→ **TO BE DONE**
Only the lines from the one containing "Rebuild this chart" through the one containing "import plotly.graph_objects as go" should be duplicated, exactly as they appear. Pictures are to be left out.

→ **SUPPLIED ENTRIES**
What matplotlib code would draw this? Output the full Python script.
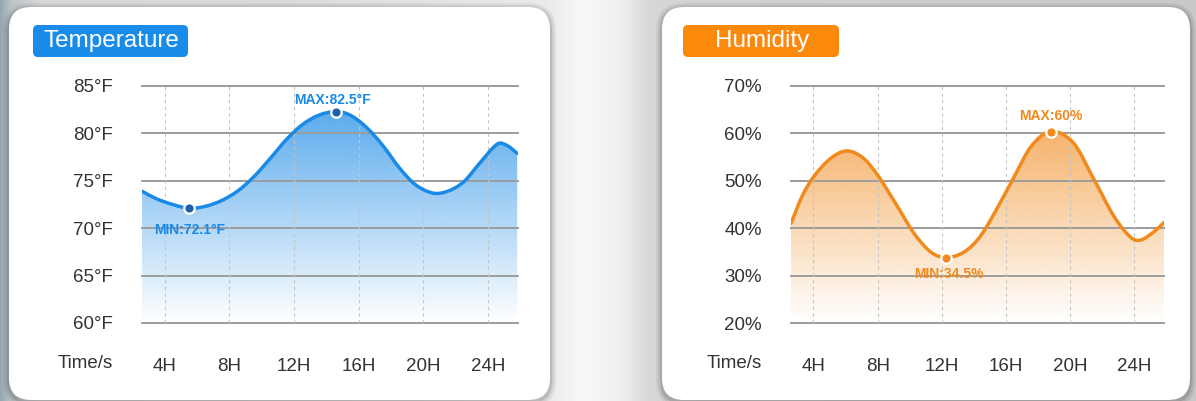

--

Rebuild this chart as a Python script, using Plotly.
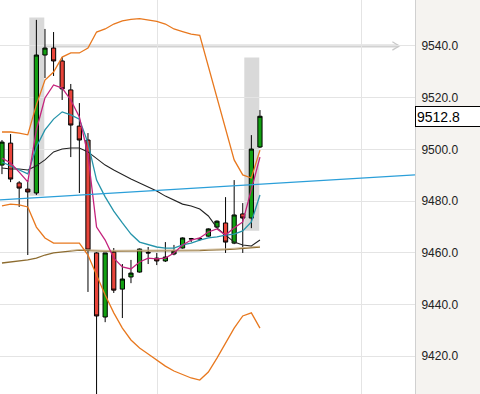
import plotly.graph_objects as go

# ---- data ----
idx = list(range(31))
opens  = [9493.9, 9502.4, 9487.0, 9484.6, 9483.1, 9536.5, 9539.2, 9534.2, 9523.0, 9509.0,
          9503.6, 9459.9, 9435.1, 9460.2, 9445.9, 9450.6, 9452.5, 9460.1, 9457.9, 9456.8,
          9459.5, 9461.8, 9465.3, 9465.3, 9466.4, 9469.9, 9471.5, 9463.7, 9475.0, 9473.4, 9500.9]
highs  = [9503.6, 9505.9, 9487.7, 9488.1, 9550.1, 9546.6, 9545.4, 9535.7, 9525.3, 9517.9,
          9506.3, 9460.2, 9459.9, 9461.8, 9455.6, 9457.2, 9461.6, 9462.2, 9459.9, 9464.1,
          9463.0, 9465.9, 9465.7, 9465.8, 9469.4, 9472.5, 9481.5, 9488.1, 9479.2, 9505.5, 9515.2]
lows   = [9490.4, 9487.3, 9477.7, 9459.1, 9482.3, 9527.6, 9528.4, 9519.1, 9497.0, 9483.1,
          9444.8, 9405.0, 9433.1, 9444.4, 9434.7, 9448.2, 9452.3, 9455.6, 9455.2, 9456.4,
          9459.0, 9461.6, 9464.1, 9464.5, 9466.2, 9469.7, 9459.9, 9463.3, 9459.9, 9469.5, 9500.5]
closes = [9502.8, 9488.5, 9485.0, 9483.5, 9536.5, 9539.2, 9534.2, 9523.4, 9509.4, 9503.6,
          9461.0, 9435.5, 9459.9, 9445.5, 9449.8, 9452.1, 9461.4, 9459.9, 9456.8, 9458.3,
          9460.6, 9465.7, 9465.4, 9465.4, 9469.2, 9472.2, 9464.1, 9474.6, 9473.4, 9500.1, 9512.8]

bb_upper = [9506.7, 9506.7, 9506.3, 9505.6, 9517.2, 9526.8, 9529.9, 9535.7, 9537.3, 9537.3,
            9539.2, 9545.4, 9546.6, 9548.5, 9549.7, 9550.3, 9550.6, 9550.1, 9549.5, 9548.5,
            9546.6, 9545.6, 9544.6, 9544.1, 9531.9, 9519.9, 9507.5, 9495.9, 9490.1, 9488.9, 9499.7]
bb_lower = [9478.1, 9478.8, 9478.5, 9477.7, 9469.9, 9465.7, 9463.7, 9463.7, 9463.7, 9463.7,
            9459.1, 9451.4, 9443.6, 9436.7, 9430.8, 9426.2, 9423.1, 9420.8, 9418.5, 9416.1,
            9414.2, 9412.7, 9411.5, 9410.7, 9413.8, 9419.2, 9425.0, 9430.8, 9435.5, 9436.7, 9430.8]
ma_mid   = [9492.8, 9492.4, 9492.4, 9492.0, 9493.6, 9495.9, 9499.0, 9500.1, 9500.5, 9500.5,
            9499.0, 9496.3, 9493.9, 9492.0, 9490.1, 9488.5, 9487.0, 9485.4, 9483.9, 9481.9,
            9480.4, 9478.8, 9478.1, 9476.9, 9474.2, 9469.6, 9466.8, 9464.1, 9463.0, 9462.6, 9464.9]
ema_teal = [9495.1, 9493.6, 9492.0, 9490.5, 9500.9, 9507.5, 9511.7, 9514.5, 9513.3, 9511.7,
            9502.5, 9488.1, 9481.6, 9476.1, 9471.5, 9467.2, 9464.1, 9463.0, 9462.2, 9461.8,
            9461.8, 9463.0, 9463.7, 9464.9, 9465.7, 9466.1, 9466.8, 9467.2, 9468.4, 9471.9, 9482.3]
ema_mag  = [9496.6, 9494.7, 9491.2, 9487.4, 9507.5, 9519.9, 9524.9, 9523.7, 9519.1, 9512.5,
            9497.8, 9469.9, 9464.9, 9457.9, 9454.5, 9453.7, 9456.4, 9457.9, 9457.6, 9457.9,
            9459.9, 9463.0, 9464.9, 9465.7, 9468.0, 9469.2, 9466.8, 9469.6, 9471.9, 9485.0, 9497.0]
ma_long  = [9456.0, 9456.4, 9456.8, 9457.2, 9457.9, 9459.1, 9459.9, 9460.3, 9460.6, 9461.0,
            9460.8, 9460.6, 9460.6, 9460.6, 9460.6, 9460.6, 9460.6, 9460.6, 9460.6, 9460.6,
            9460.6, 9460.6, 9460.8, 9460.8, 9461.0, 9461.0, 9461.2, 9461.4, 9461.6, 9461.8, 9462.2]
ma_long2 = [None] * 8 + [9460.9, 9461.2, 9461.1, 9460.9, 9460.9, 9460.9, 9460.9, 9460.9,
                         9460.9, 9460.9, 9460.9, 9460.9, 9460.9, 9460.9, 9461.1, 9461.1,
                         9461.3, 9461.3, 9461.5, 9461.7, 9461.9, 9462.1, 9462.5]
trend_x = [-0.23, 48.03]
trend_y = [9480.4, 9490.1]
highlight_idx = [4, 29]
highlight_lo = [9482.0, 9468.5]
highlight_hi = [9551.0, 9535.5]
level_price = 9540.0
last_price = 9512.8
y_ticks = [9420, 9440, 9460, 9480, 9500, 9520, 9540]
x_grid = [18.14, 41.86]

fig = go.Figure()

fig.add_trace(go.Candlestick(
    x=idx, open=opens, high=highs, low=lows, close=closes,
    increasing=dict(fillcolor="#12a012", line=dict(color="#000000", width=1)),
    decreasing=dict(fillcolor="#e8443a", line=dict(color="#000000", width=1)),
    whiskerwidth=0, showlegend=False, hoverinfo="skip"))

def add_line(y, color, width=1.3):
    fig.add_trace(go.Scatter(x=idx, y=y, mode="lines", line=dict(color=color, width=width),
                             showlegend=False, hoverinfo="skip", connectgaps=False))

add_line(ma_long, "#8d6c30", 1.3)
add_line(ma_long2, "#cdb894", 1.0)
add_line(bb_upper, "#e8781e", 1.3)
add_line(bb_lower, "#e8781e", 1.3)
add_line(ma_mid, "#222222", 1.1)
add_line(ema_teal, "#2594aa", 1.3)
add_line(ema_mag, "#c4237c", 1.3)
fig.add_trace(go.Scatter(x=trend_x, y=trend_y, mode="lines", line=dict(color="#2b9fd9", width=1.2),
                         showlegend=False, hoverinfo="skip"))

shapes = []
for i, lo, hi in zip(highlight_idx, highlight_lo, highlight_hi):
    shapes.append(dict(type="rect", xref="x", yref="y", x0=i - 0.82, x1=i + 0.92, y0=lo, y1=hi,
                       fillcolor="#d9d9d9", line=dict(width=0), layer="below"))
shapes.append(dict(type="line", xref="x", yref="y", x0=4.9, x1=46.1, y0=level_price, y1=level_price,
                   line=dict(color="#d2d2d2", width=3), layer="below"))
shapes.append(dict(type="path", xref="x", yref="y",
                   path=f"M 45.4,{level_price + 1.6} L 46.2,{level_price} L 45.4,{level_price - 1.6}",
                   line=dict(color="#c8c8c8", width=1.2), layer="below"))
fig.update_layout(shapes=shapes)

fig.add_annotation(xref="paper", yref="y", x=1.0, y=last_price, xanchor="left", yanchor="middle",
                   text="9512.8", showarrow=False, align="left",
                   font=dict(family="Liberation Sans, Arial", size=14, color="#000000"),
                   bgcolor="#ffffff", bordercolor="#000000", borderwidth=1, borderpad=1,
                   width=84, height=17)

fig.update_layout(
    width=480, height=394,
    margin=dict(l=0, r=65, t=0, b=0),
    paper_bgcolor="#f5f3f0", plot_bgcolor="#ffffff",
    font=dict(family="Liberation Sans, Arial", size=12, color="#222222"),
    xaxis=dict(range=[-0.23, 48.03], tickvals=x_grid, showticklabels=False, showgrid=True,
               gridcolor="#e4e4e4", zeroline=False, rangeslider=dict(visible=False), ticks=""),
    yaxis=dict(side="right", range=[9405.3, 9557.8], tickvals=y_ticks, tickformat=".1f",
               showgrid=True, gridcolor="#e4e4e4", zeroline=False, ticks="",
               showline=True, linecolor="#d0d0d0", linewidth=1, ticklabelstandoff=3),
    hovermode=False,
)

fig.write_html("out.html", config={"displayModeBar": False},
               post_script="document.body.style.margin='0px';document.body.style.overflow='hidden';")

→ **EXERCISE OUTPUT**
Rebuild this chart as a Python script, using Plotly.
import plotly.graph_objects as go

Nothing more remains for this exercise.